The result is a form of context-specific memory where the visual field itself becomes the central organising principle, rather than emotional narrative.
8. The Behavioural Expression of Photographic Recall
When these systems converge—high Echoic retention, high Precision extraction, strong Orientation mapping, stable Reflective control, and moderated Resonant influence—the behavioural outcome is extraordinary.
It manifests as:
- The ability to recall entire scenes after minimal exposure,
- The capacity to reproduce them with architectural accuracy,
- A form of internal “visual replay” that can be externally translated into art.
This is not simply memory. It is perceptual re-experiencing with structural fidelity.
9. What Is Absent in the Average System
By contrast, the average human perceptual system exhibits:
- Greater Resonant influence, leading to narrative reconstruction,
- Lower Precision capture, resulting in simplified encoding,
- Reduced Echoic spectral range, limiting retention capacity,
- Continuous reinterpretation across recall cycles.

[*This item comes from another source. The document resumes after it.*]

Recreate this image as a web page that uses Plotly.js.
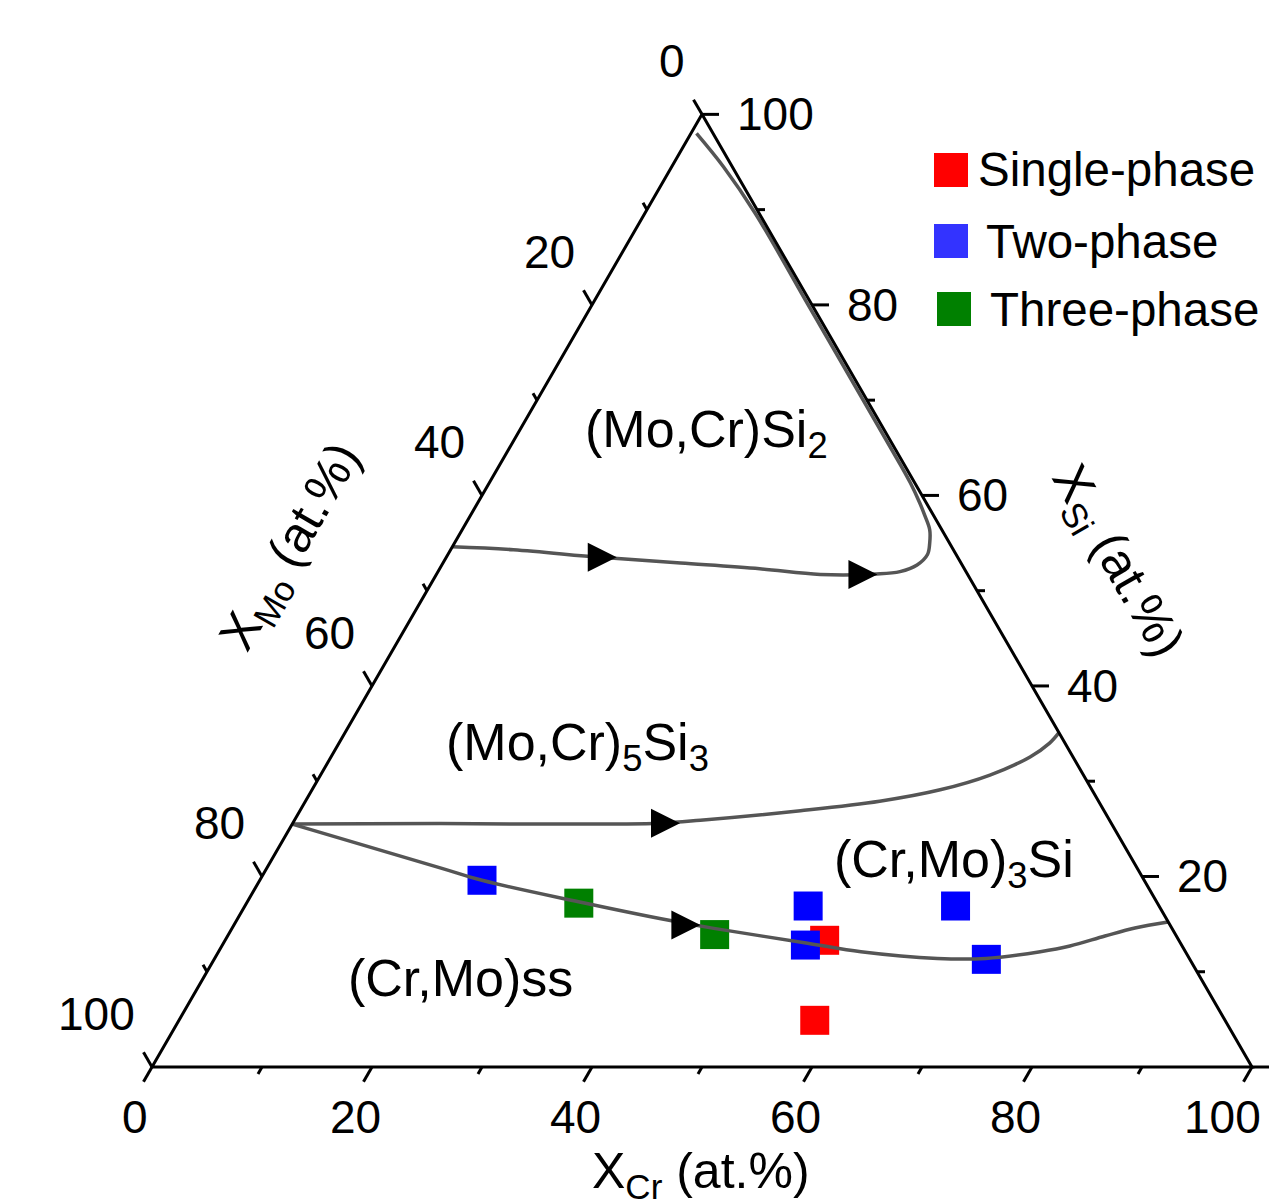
<!DOCTYPE html>
<html><head><meta charset="utf-8">
<script src="https://cdn.plot.ly/plotly-3.0.1.min.js"></script>
<style>html,body{margin:0;padding:0;background:#fff}</style>
</head><body><div id="chart" style="width:1285px;height:1204px"></div>
<script>
// ---------------- data (at.%) : Cr and Si, Mo = 100 - Cr - Si ----------------
const seriesNames = ['Single-phase', 'Two-phase', 'Three-phase'];
const singleCr = [54.5, 57.8];
const singleSi = [13.3, 4.9];
const twoCr = [20.2, 51.2, 53.0, 64.6, 70.2];
const twoSi = [19.6, 16.9, 12.8, 16.9, 11.3];
const threeCr = [30.2, 44.2];
const threeSi = [17.2, 13.9];

// univariant lines
const curve1Cr = [0, 5.7, 14.0, 21.6, 29.1, 34.9, 40.0, 42.0, 43.2, 43.6, 43.2, 42.5, 41.3, 40.2, 38.3, 36.25, 29.65, 19.65, 10.05, 4.7, 0.5];
const curve1Si = [54.6, 54.3, 53.5, 52.9, 52.3, 51.7, 51.75, 52.0, 52.7, 53.8, 55.0, 56.4, 57.9, 59.2, 61.3, 63.4, 70.0, 80.0, 89.6, 94.5, 98.0];
const curve2Cr = [0, 13.4, 23.4, 33.4, 36.9, 45.5, 52.2, 57.1, 60.85, 63.55, 64.6, 64.9];
const curve2Si = [25.5, 25.55, 25.5, 25.6, 25.9, 26.9, 27.9, 29.1, 30.65, 32.55, 34.0, 35.1];
const curve3Cr = [0, 15.75, 20.2, 30.1, 39.3, 43.8, 53.1, 58.4, 65.7, 70.1, 74.7, 77.1, 79.76, 82.06, 84.75];
const curve3Si = [25.5, 20.9, 19.6, 17.35, 15.4, 14.55, 13.0, 12.1, 11.4, 11.4, 12.1, 12.7, 13.75, 14.59, 15.22];
// arrow tips on the lines
const arrowCr = [15.5, 40.1, 35.2, 42.4];
const arrowSi = [53.5, 51.7, 25.6, 14.9];

const tickValues = [0, 10, 20, 30, 40, 50, 60, 70, 80, 90, 100];
const majorTickValues = [0, 20, 40, 60, 80, 100];
const regionTexts = ['(Mo,Cr)Si<sub>2</sub>', '(Mo,Cr)<sub>5</sub>Si<sub>3</sub>', '(Cr,Mo)<sub>3</sub>Si', '(Cr,Mo)ss'];
const axisTitles = {
  cr: 'X<sub>Cr</sub> (at.%)',
  mo: 'X<sub>Mo</sub> (at.%)',
  si: 'X<sub>Si</sub> (at.%)'
};

// ---------------- layout helpers ----------------
const W = 1285, H = 1204;
const PX = 11;            // pixels per composition unit
const X0 = 152, Y0 = 1067; // pixel of the Mo corner
const S3 = Math.sqrt(3) / 2;
const FONT = 'Liberation Sans, Arial, Helvetica, sans-serif';
const toX = (cr, si) => cr + si / 2;
const toY = (si) => si * S3;
const pxX = (p) => (p - X0) / PX;
const pxY = (p) => (Y0 - p) / PX;
const paperX = (p) => p / W;
const paperY = (p) => 1 - p / H;

function xy(crArr, siArr) {
  return { x: crArr.map((c, i) => toX(c, siArr[i])), y: siArr.map(toY) };
}

const traces = [];
const markerColors = ['#ff0000', '#0000ff', '#008000'];
[[singleCr, singleSi], [twoCr, twoSi], [threeCr, threeSi]].forEach((d, i) => {
  const p = xy(d[0], d[1]);
  traces.push({
    type: 'scatter', mode: 'markers', name: seriesNames[i], x: p.x, y: p.y,
    marker: { symbol: 'square', size: 29, color: markerColors[i], line: { width: 0 } },
    hoverinfo: 'skip'
  });
});

[[curve1Cr, curve1Si], [curve2Cr, curve2Si], [curve3Cr, curve3Si]].forEach(d => {
  const p = xy(d[0], d[1]);
  traces.push({
    type: 'scatter', mode: 'lines', x: p.x, y: p.y,
    line: { color: '#555555', width: 3.5, shape: 'spline', smoothing: 1 },
    hoverinfo: 'skip'
  });
});

const ap = xy(arrowCr, arrowSi);
traces.push({
  type: 'scatter', mode: 'markers', x: ap.x, y: ap.y,
  marker: { symbol: 'arrow-right', size: 29, color: '#000000', line: { width: 0 } },
  hoverinfo: 'skip'
});

// triangle frame
const fr = xy([0, 100, 0, 0], [0, 0, 100, 0]);
traces.push({
  type: 'scatter', mode: 'lines', x: fr.x, y: fr.y,
  line: { color: '#000000', width: 3 }, hoverinfo: 'skip'
});

// ticks (drawn along the grid directions, pointing outward)
const majorLen = 17 / PX, minorLen = 8 / PX;
const tx = [], ty = [];
function seg(x0, y0, dx, dy, len) { tx.push(x0, x0 + dx * len, null); ty.push(y0, y0 + dy * len, null); }
tickValues.forEach(v => {
  const len = majorTickValues.includes(v) ? majorLen : minorLen;
  seg(toX(v, 0), toY(0), -0.5, -S3, len);            // Cr axis (bottom)
  seg(toX(0, 100 - v), toY(100 - v), -0.5, S3, len);  // Mo axis (left)
  seg(toX(100 - v, v), toY(v), 1, 0, len);            // Si axis (right)
});
traces.push({
  type: 'scatter', mode: 'lines', x: tx, y: ty,
  line: { color: '#000000', width: 3 }, hoverinfo: 'skip'
});

// ---------------- annotations ----------------
const ann = [];
const tickFont = { family: FONT, size: 46, color: '#000' };
majorTickValues.forEach(v => {
  const label = String(v);
  ann.push({ x: toX(v, 0), y: toY(0), xref: 'x', yref: 'y', text: label, showarrow: false,
    xanchor: 'center', yanchor: 'middle', xshift: label.length > 2 ? -30 : -17, yshift: -50, font: tickFont });
  ann.push({ x: toX(0, 100 - v), y: toY(100 - v), xref: 'x', yref: 'y', text: label, showarrow: false,
    xanchor: 'right', yanchor: 'middle', xshift: -15, yshift: 53, font: tickFont });
  if (v > 0) ann.push({ x: toX(100 - v, v), y: toY(v), xref: 'x', yref: 'y', text: label, showarrow: false,
    xanchor: 'left', yanchor: 'middle', xshift: 33, yshift: 0, font: tickFont });
});

const regionFont = { family: FONT, size: 52, color: '#000' };
const regionPos = [[706, 433], [577, 746], [954, 863], [460, 978]];
regionTexts.forEach((t, i) => {
  ann.push({ x: paperX(regionPos[i][0]), y: paperY(regionPos[i][1]), xref: 'paper', yref: 'paper',
    text: t, showarrow: false, xanchor: 'center', yanchor: 'middle', font: regionFont });
});

const titleFont = { family: FONT, size: 50, color: '#000' };
ann.push({ x: paperX(701), y: paperY(1141), xref: 'paper', yref: 'paper', text: axisTitles.cr,
  showarrow: false, xanchor: 'center', yanchor: 'top', font: titleFont });
ann.push({ x: paperX(292), y: paperY(548), xref: 'paper', yref: 'paper', text: axisTitles.mo,
  showarrow: false, xanchor: 'center', yanchor: 'middle', textangle: -60, font: titleFont });
ann.push({ x: paperX(1116), y: paperY(562), xref: 'paper', yref: 'paper', text: axisTitles.si,
  showarrow: false, xanchor: 'center', yanchor: 'middle', textangle: 60, font: titleFont });

// ---------------- legend (large swatches) ----------------
const legendSwatch = ['#ff0000', '#3333ff', '#008000'];
const legendCY = [170, 241, 309];
const legendSX = [951, 951, 954];
const legendTX = [976, 984, 988];
const SW = 34;
const shapes = [];
seriesNames.forEach((n, i) => {
  shapes.push({ type: 'rect', xref: 'paper', yref: 'paper',
    x0: paperX(legendSX[i] - SW / 2), x1: paperX(legendSX[i] + SW / 2),
    y0: paperY(legendCY[i] + SW / 2), y1: paperY(legendCY[i] - SW / 2),
    fillcolor: legendSwatch[i], line: { width: 0 } });
  ann.push({ x: paperX(legendTX[i]), y: paperY(legendCY[i]), xref: 'paper', yref: 'paper', text: n,
    showarrow: false, xanchor: 'left', yanchor: 'middle', font: { family: FONT, size: 47.5, color: '#000' } });
});

const layout = {
  width: W, height: H,
  margin: { l: 0, r: 0, t: 0, b: 0, pad: 0 },
  paper_bgcolor: '#ffffff', plot_bgcolor: '#ffffff',
  showlegend: false,
  xaxis: { range: [pxX(0), pxX(W)], visible: false },
  yaxis: { range: [pxY(H), pxY(0)], visible: false },
  font: { family: FONT, color: '#000' },
  annotations: ann,
  shapes: shapes
};

Plotly.newPlot('chart', traces, layout, { displayModeBar: false, staticPlot: true });
</script>
</body></html>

This leads to memory that is:
- Emotionally rich,
- Conceptually meaningful,
- But structurally approximate.
Wiltshire’s uniqueness lies not in possessing an entirely different system, but in the extreme calibration of the same system—where certain spectral ranges are amplified while others are constrained.
Conclusion: Seeing Memory, Not Just Remembering It
The case of Stephen Wiltshire reveals a profound truth within Psychextrics: Echoic Sighting, when operating at exceptional spectral capacity and in alignment with other high-functioning sighting nodes, can transform memory into a visual reality that is re-experienced rather than merely recalled.
It demonstrates that the boundary between perception and memory is not fixed. Under certain configurations, memory does not degrade into abstraction—it retains the clarity of sight itself.
In such cases, the individual does not simply remember the world. They see it again.